Every year around this time, my kids ask if they have to give up something for Lent. My answer, of course, is no. Fasting is a voluntary discipline. Non-voluntary fasting is called torture and is a human rights violation. So left to their own devices and in full exercise of their global citizenship, my kids usually choose not to fast.
However, I usually choose to do so.
During my journey from conservative Evangelical to agnostic Episcopal, I have had to make peace with the holiday calendar as I go. Even though the bigger events in the liturgical calendar enjoy a lot of secular support, I didn’t want to go trudging through as if nothing had changed for me. So many things have changed for me. I wanted my celebration to be honest. And I wanted to celebrate.
It’s interesting to me what traditions have waxed in importance as my faith has (at least comparatively) waned. For instance, Advent is much more meaningful to me now. The return of light and hope in the middle of winter is something that moves me deeply. Using the Christian traditions I grew up with to participate in that change feels natural to me.
And now it’s Eastertide. Easter was always my most favorite time of the liturgical year. I’ve always loved the prolonged drama of it. So many special observances. So many beautiful rituals enacting the delicate balance between life and death.
But Easter is also undeniably religious. Well, there’s the whole bunny thing, but if you’ve read my post on elf on the shelf you know I don’t go in for that sort of thing. How can I celebrate in a way that honors what I believe, but still lets me participate? Because, I really do still want to participate in my faith community and tradition. The Christian Church is still my home. And everyone wants to go home for the holidays.
Enter the Lenten fast. I’ve always participated in fasting for Lent (albeit when I was little it was mostly about scandalizing my protestant peers with my blatant Catholicism). Over the years my understanding of it has shifted significantly and I feel that it’s a tradition I can embrace whole heartedly this currently season.
For me, the most important part of fasting is not deciding what to “give up;”
it’s deciding what to “take up.”
When I fast, I am choosing to eliminate something from my regular routine.

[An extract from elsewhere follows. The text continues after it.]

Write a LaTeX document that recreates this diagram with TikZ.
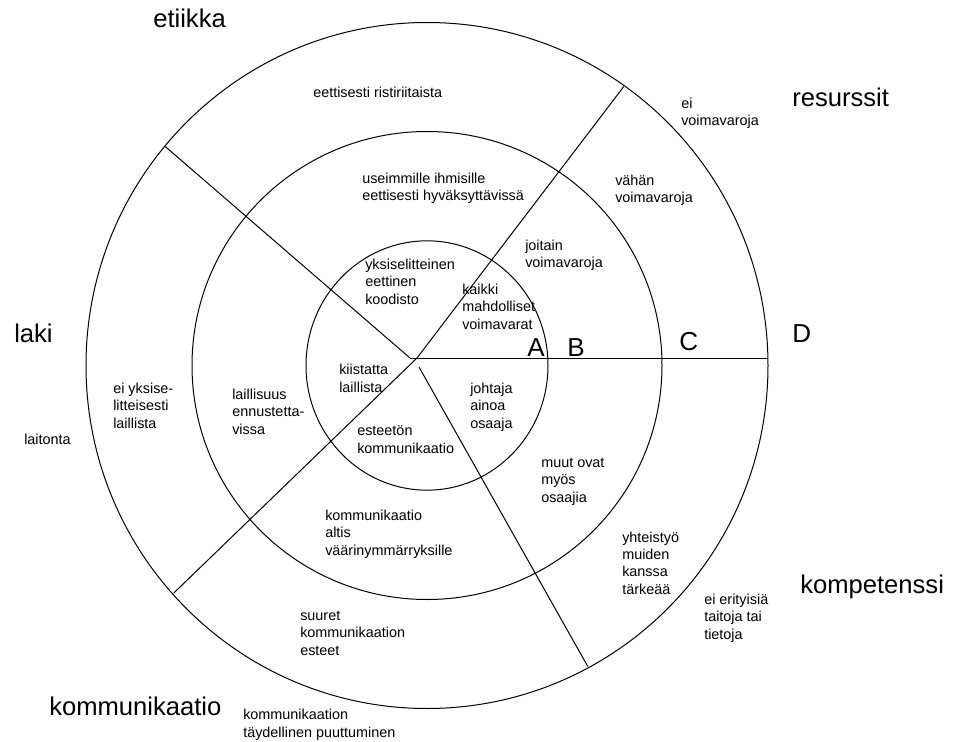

It could be an activity, it could be a type of food. It doesn’t matter as long as it usually occupies a regular part of my life. It’s probably so regular that I don’t really give it much notice from day to day.
Until it’s gone. And now I have this open space.
That open space is an opportunity to be mindful of something new. It could be a new book. It could be a new hobby. It could be a new exercise or spiritual discipline. It doesn’t really matter as long as my intent is to really give it my attention. To learn something about myself through the process.
So my question when considering what i should give up for Lent isn’t really about experiencing deprivation as much as it’s about creating the right space for the lesson I want to learn. For me, the most important part of fasting isn’t doggedly maintaining the fast; it’s retaining the new lesson as I reacquaint myself with my old habits once the fast is over. I think this keeps with the theme of rebirth that permeates Easter. I know it gives me an honest way to practice it.